Tia, tudo bom por aí? Por aqui está mais ou menos, sendo bem sincera. Sabe o que é? O Natal está chegando e, graças a você, principalmente, eu já estou sofrendo. Já até pensei em forçar uma conjuntivite pra não ir à casa da vó. Ou uma Zika, que tá mais na moda.
Estou sofrendo porque eu sei que você, como sempre, levará arroz com passas. E que mesmo depois do meu claro “Não quero arroz, obrigada!”, fazendo-se de surda, colocará uma puta colherada em meu prato. Ou duas, pro meu desespero. Passas só combinam com panetone, tia! Passas fodem o arroz, tia! Uma pesquisa realizada pela Universidade de Massachusetts concluiu que comer uva-passa com arroz acelera a chegada menopausa e queda das tetas, juro! É isso que você quer? Se for, soca mais uva-passa no arroz, que tá pouco. E se acha que sou a única que não gosta de passas no arroz, está enganada: um dia, quando você estava cochilando no sofá da sala, eu flagrei o tio Roberto jogando todo o arroz da travessa no potinho de ração do Bob, que saiu correndo na hora, como se tivesse visto um espírito.
Mas as passas não são a pior parte do Natal, pode apostar. Pois eu posso tirá-las, como já fiz várias vezes, sorrateiramente. Sabe a pior parte? Não, não é a piadinha do pavê (“É pavê ou pra comer?”) que o vô certamente fará, mais uma vez, como se fosse inédita e engraçada. Nem o esforço que terei de fazer para não mandar uma cara de “Que bosta, vou ter que trocar” quando abrir o presente de amigo secreto. Quer saber a pior parte? As perguntas que você me faz, todos os anos! As mesmas perguntas idiotas! Quando estou solteira, você lança: “E os namoradinhos, cadê?“ Quando estou namorando, você manda: “Quando é que vão casar, hein?” E, se um dia aparecer casada – coisa que não pretendo! -, perguntará a mesmíssima coisa que pergunta à Livinha desde o primeiro Natal que ela passou de aliança na mão esquerda: “E os filhos, quando terá?”.

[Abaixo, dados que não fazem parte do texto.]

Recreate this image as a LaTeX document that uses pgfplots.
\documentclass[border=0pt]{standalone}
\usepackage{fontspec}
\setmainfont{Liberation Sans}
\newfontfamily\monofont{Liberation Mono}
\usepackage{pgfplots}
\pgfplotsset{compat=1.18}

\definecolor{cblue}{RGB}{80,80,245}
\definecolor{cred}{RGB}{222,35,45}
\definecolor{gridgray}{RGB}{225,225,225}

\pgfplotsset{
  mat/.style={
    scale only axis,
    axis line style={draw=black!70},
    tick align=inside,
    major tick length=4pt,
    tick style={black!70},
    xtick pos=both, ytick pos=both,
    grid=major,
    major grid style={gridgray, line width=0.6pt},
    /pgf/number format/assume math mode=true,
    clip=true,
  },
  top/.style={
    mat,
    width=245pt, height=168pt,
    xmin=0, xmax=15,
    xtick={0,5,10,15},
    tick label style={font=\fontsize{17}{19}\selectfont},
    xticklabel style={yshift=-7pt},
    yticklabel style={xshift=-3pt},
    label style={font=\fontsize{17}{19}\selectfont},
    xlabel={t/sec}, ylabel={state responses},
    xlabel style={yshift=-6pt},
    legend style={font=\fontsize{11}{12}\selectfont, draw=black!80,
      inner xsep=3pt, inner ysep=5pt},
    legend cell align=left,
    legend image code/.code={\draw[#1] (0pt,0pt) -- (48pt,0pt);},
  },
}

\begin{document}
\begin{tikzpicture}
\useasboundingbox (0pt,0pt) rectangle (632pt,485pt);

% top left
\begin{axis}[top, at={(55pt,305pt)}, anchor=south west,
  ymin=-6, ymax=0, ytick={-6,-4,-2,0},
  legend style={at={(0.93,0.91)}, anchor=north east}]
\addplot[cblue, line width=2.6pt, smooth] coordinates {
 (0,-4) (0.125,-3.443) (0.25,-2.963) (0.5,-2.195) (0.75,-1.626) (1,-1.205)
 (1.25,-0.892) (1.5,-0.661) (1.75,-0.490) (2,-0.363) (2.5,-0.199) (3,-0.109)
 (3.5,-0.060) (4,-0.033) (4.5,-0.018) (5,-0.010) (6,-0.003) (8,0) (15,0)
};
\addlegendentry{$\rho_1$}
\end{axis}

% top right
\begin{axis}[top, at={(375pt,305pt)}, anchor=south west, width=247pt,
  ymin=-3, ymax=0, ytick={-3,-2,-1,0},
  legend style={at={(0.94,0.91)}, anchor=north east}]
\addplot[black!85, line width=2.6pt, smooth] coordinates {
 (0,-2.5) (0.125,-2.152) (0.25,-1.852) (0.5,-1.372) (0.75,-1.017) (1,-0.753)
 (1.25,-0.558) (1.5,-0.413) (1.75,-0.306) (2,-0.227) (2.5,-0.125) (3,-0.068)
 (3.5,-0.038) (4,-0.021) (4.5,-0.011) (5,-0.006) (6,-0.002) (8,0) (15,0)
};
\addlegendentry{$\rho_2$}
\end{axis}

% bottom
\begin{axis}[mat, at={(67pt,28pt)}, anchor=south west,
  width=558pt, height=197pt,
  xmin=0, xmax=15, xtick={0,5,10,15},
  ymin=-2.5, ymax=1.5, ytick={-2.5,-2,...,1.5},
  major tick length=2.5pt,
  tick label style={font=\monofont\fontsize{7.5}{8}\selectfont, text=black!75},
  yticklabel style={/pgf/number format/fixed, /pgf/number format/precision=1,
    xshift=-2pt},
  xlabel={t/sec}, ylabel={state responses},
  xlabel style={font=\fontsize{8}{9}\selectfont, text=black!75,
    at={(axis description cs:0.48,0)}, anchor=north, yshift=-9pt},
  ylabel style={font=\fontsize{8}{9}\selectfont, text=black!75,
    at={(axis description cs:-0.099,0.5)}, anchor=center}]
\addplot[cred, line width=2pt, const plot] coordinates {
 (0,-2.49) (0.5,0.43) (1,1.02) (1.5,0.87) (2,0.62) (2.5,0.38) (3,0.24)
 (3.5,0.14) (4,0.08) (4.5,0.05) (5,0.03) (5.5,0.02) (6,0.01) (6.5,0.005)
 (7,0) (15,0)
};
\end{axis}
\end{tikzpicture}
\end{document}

Quem lhe falou que estar solteira é ruim, hein? Porque sempre que estou sem ninguém, você me olha com pena, como se eu tivesse com o mindinho preso a uma escada rolante. Quem lhe disse que casar é o passo seguinte e – imprescindível – ao namoro? Não posso simplesmente namorar, para sempre? E quem lhe contou que ter filhos é uma necessidade àqueles que estão casados? Pois saiba eu prefiro gastar meu dinheiro com viagens e coisas que não sujam fraldas! Preciso desenhar, tia? Ou deu pra entender?
Apesar de achá-lo horrível, eu não me incomodo, nem um pouco, com seu corte de cabelo anos setenta. Nem com aquele blazer de ombreira que você usa, quase sempre. Afinal, apesar de serem antiquados, não impactam a minha vida. Porém, não posso dizer o mesmo das suas perguntas e pensamentos fora de moda, tia. Pois elas, todos os anos, fazem-me lembrar de que ainda estamos muito atrasados, saca? E que ideias empoeiradas – e que me causam verdadeiras reações alérgicas! – ainda persistem; até mesmo nas melhores famílias.
Que tal um Natal diferente este ano, hein? Que tal um Natal sem “Coitada da faluna, descobriu que o filho é gay!”? Que tal um Natal em que mostrar os velhos preconceitos seja algo mil vezes mais vergonhoso do que expor a tatuagem nova? Que tal um Natal no qual o neto que passou em medicina não seja mais paparicado do que aquele que quer ser músico? Que tal um Natal em que o casamento não seja visto como sinônimo de sucesso e a solteirice como exemplo de fracasso? Que tal um Natal em que o namorado negro da prima branca não seja recebido com olhos arregalados? Que tal um Natal em que os homens também ajudem a lavar as louças e a tirar os pratos da mesa? Pode ser? Você me ajuda?
Ou, mais uma vez, ficarei o tempo todo jogando videogame com as crianças e fazendo o possível para distraí-las, evitando que prestem atenção nos muitos preconceitos que vocês, adultos, expõe todos os anos em forma de piada ilusoriamente inofensiva e pergunta desnecessariamente repetida. Afinal, as crianças são o futuro, não são? E não quero que cresçam pensando que só serão bem-sucedidas quando se casarem com alguém do sexo oposto, tiverem filhos de olhos azuis e conquistarem um diploma de medicina, o que é uma tremenda idiotice.
Até o Natal, dia em que comentários referentes ao novo Star Wars e arroz sem a presença do lado negro da força, surpreendentemente, vão me impedir de achar que estou num déjà vu, condenado a um episódio repetido.